## start DATA IN THIS EXERCISE

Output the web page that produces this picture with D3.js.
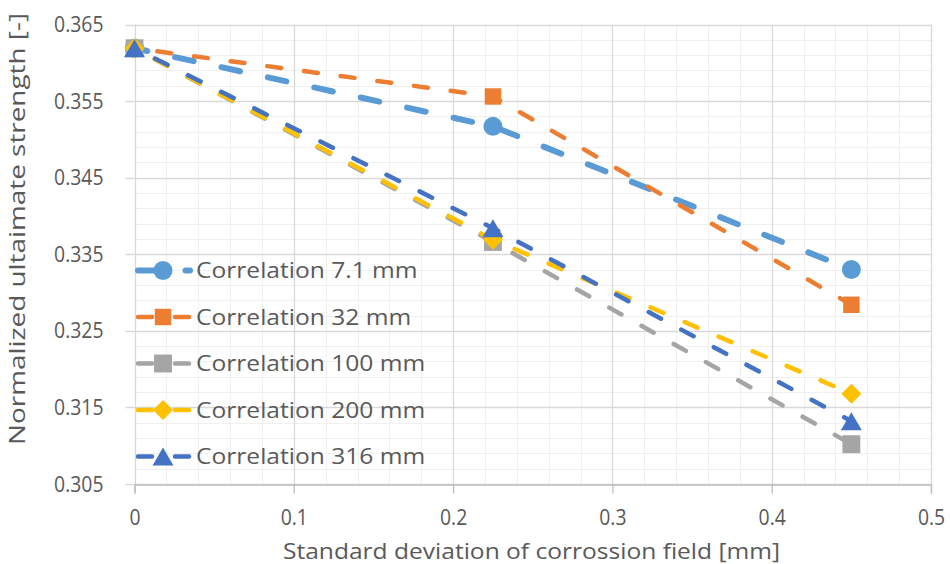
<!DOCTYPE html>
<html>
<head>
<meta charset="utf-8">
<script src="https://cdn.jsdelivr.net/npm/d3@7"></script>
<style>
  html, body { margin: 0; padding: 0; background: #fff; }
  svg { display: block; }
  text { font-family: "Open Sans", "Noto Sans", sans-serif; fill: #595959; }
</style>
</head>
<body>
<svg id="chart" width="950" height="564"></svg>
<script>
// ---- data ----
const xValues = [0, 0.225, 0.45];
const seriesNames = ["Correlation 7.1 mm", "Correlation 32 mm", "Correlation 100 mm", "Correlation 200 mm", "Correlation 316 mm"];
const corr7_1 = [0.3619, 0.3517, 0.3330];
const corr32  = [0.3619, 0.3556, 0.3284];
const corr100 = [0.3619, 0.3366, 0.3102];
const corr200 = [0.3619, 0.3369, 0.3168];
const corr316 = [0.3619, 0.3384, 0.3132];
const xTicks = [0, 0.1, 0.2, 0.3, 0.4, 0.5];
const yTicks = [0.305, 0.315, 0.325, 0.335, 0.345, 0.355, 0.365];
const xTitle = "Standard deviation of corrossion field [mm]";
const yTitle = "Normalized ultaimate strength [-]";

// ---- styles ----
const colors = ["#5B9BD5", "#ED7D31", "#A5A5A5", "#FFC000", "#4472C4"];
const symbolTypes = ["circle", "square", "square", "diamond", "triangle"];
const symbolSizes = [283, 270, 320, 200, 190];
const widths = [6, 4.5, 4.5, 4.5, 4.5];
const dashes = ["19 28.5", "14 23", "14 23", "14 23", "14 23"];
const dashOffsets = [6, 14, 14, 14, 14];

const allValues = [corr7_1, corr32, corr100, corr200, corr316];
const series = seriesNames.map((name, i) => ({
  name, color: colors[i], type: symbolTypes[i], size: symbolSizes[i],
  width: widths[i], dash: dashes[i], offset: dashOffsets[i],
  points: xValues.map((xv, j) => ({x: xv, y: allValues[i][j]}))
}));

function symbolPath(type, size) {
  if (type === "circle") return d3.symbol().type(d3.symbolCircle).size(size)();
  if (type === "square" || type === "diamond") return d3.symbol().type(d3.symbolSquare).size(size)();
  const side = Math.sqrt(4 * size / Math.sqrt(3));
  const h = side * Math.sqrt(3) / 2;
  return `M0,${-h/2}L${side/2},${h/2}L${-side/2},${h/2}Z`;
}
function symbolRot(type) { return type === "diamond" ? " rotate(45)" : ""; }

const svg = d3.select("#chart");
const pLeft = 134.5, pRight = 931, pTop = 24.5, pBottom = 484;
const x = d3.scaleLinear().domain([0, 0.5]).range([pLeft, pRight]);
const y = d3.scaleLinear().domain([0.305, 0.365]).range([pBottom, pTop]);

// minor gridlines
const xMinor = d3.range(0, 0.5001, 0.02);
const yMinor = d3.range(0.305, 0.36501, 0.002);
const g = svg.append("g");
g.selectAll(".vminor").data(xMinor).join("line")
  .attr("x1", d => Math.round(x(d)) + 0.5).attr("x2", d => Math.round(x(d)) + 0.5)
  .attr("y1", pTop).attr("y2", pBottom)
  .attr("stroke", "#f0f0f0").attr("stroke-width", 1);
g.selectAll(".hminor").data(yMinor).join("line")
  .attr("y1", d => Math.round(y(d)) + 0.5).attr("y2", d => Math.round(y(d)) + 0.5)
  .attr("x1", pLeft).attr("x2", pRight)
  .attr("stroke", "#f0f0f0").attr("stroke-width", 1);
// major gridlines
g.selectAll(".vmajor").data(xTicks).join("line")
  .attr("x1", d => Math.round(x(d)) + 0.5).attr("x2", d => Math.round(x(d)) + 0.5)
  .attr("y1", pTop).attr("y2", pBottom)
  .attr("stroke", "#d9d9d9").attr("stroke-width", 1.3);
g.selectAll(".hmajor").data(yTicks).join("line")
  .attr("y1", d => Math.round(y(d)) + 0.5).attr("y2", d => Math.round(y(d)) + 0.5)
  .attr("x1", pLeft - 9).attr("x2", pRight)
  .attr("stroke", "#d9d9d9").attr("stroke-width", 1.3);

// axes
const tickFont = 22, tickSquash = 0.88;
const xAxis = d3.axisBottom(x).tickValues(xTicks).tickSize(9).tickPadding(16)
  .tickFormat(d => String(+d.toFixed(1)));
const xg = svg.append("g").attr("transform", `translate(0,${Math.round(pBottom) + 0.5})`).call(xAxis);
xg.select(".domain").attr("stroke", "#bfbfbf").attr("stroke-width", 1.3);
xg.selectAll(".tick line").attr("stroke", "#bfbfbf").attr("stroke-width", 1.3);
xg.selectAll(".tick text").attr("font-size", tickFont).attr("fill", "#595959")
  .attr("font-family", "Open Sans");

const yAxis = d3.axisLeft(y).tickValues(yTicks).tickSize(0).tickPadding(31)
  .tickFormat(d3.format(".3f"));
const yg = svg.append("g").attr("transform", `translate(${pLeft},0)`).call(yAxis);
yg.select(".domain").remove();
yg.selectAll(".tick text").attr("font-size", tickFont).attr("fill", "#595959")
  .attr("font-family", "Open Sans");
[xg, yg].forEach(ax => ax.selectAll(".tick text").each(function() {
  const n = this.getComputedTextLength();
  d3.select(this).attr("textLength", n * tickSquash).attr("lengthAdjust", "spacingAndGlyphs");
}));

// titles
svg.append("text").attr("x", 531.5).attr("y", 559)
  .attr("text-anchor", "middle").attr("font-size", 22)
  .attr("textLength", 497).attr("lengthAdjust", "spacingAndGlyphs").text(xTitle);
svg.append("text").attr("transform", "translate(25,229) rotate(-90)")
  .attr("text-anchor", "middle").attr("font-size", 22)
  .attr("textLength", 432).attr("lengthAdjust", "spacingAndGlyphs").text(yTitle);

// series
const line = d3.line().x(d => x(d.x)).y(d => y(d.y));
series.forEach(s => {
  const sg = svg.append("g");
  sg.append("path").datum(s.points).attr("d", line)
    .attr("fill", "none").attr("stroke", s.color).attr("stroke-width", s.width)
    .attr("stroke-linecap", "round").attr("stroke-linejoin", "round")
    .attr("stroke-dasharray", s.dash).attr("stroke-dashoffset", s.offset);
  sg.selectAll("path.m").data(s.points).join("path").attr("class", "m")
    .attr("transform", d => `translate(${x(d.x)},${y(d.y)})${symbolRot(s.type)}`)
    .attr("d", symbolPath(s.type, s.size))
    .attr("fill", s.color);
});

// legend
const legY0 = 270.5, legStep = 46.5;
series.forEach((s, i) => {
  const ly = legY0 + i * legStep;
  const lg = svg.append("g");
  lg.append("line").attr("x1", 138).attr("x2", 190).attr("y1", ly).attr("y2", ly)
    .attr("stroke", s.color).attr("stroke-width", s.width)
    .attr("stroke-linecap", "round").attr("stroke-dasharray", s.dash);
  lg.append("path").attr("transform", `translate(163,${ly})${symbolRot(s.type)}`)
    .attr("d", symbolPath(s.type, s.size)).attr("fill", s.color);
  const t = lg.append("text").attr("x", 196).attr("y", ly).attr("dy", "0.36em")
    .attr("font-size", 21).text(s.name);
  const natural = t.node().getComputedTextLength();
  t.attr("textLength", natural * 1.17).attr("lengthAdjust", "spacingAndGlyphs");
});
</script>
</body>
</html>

## end DATA IN THIS EXERCISE
## start DATA IN THIS EXERCISE

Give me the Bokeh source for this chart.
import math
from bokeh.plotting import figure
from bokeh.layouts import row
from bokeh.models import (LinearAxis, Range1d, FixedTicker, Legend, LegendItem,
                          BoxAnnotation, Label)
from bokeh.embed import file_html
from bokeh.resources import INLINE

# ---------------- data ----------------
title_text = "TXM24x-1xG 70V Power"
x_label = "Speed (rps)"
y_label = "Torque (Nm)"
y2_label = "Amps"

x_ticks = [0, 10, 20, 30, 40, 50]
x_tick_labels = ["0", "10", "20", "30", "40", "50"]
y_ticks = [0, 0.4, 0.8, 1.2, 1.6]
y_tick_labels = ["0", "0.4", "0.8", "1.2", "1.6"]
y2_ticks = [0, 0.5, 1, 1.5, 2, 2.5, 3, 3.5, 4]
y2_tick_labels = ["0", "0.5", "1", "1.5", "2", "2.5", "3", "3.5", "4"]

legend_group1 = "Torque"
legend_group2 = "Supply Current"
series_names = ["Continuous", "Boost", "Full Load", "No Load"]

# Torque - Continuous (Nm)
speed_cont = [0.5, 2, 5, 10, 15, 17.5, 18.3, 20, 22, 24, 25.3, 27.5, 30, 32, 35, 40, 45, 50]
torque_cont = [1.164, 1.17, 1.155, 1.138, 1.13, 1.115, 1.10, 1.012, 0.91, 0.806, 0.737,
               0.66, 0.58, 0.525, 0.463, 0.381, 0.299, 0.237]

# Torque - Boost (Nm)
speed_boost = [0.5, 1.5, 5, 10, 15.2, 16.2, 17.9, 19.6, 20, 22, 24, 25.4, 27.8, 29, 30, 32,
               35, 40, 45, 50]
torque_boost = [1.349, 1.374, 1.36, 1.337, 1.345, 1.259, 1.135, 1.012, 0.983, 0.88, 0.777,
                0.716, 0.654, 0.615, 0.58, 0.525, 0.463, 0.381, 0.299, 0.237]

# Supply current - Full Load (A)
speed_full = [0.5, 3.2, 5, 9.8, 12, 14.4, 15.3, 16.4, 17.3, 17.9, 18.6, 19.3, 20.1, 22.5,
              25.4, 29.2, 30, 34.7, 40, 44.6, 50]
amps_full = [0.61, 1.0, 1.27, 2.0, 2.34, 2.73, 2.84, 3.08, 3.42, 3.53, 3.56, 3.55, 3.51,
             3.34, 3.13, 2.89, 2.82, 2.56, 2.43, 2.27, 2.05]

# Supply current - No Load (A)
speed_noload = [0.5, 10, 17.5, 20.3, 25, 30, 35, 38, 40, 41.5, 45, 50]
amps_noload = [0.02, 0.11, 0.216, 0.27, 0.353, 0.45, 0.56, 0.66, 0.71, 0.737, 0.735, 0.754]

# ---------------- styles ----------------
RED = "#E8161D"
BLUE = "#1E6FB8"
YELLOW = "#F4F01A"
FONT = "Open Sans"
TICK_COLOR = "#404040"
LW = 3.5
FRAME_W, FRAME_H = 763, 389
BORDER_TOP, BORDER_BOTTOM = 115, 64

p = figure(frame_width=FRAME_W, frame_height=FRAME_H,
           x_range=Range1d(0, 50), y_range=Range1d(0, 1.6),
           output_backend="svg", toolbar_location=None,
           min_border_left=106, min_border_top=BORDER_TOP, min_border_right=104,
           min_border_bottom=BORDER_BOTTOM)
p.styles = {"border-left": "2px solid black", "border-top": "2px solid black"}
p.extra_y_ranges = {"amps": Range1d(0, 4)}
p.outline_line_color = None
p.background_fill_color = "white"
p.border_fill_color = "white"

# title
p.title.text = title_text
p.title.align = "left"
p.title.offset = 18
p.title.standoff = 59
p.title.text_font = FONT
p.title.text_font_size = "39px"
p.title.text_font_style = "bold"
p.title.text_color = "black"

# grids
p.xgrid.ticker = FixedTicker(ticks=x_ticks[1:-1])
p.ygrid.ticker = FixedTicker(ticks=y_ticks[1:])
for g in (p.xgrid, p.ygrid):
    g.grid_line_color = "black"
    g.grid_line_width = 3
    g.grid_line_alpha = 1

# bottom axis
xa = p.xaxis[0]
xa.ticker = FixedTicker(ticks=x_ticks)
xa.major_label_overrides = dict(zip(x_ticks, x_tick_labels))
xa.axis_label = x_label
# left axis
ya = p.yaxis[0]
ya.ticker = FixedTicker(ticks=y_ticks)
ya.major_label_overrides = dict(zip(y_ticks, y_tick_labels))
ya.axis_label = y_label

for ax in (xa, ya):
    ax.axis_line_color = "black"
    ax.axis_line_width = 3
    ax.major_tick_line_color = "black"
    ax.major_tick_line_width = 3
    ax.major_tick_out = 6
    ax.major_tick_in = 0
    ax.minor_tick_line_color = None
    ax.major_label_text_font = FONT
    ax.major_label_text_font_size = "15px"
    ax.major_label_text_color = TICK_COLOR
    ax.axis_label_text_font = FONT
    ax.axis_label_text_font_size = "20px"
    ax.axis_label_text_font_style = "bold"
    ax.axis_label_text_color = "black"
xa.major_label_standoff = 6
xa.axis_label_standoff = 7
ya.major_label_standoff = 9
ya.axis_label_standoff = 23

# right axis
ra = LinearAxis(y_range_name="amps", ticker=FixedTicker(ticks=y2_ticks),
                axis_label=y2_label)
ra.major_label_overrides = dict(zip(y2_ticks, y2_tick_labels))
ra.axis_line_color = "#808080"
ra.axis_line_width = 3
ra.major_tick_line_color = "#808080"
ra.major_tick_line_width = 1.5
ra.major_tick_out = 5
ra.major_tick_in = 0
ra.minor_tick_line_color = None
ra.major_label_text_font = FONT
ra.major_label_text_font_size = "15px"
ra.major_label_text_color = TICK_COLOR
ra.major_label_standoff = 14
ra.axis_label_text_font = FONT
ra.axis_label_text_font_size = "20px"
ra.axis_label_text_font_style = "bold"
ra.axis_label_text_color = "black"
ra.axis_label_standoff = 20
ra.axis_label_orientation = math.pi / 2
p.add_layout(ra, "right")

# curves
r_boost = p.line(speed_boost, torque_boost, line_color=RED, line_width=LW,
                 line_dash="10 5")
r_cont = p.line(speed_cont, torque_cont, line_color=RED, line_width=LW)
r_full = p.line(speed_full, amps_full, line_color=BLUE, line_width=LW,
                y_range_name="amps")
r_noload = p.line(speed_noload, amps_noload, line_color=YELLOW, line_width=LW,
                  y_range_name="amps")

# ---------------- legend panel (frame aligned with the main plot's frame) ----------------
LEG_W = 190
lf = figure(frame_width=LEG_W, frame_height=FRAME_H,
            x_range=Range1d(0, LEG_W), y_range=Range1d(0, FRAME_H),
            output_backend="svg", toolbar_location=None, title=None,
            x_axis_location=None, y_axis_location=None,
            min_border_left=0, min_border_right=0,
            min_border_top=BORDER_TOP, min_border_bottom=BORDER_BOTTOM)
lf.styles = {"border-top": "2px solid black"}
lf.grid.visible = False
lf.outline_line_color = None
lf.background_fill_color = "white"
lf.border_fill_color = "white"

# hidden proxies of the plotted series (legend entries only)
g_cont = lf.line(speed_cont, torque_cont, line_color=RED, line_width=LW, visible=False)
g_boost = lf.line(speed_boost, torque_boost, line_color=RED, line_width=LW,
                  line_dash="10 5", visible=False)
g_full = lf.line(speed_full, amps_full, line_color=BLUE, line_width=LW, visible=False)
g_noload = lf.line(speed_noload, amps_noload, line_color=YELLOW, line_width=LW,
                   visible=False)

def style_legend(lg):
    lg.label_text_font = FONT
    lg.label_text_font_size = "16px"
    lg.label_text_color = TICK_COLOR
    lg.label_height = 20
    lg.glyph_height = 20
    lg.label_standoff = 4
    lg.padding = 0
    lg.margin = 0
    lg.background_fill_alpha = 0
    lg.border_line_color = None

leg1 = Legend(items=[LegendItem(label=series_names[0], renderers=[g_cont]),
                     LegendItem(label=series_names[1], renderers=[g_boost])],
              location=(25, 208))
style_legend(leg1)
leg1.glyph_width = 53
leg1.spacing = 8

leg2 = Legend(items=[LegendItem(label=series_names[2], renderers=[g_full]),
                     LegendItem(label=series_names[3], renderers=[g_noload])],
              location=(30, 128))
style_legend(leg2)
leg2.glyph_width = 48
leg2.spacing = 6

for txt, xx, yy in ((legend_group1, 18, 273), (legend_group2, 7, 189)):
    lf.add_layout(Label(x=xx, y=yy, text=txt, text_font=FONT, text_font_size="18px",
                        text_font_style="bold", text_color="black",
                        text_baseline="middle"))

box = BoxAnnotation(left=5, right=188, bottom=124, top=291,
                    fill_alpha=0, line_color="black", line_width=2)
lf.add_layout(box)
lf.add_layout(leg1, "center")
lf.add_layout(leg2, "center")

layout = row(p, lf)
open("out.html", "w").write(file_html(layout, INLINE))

## end DATA IN THIS EXERCISE

→ **EXERCISE GOAL**
Extract exactly, and only, the lines from the one with "Output the web" to the one with "const dashOffsets = [6, 14, 14, 14, 14];", both ends counted. Leave the images behind.

→ **ANSWER IN FULL**
Output the web page that produces this picture with D3.js.
<!DOCTYPE html>
<html>
<head>
<meta charset="utf-8">
<script src="https://cdn.jsdelivr.net/npm/d3@7"></script>
<style>
  html, body { margin: 0; padding: 0; background: #fff; }
  svg { display: block; }
  text { font-family: "Open Sans", "Noto Sans", sans-serif; fill: #595959; }
</style>
</head>
<body>
<svg id="chart" width="950" height="564"></svg>
<script>
// ---- data ----
const xValues = [0, 0.225, 0.45];
const seriesNames = ["Correlation 7.1 mm", "Correlation 32 mm", "Correlation 100 mm", "Correlation 200 mm", "Correlation 316 mm"];
const corr7_1 = [0.3619, 0.3517, 0.3330];
const corr32  = [0.3619, 0.3556, 0.3284];
const corr100 = [0.3619, 0.3366, 0.3102];
const corr200 = [0.3619, 0.3369, 0.3168];
const corr316 = [0.3619, 0.3384, 0.3132];
const xTicks = [0, 0.1, 0.2, 0.3, 0.4, 0.5];
const yTicks = [0.305, 0.315, 0.325, 0.335, 0.345, 0.355, 0.365];
const xTitle = "Standard deviation of corrossion field [mm]";
const yTitle = "Normalized ultaimate strength [-]";

// ---- styles ----
const colors = ["#5B9BD5", "#ED7D31", "#A5A5A5", "#FFC000", "#4472C4"];
const symbolTypes = ["circle", "square", "square", "diamond", "triangle"];
const symbolSizes = [283, 270, 320, 200, 190];
const widths = [6, 4.5, 4.5, 4.5, 4.5];
const dashes = ["19 28.5", "14 23", "14 23", "14 23", "14 23"];
const dashOffsets = [6, 14, 14, 14, 14];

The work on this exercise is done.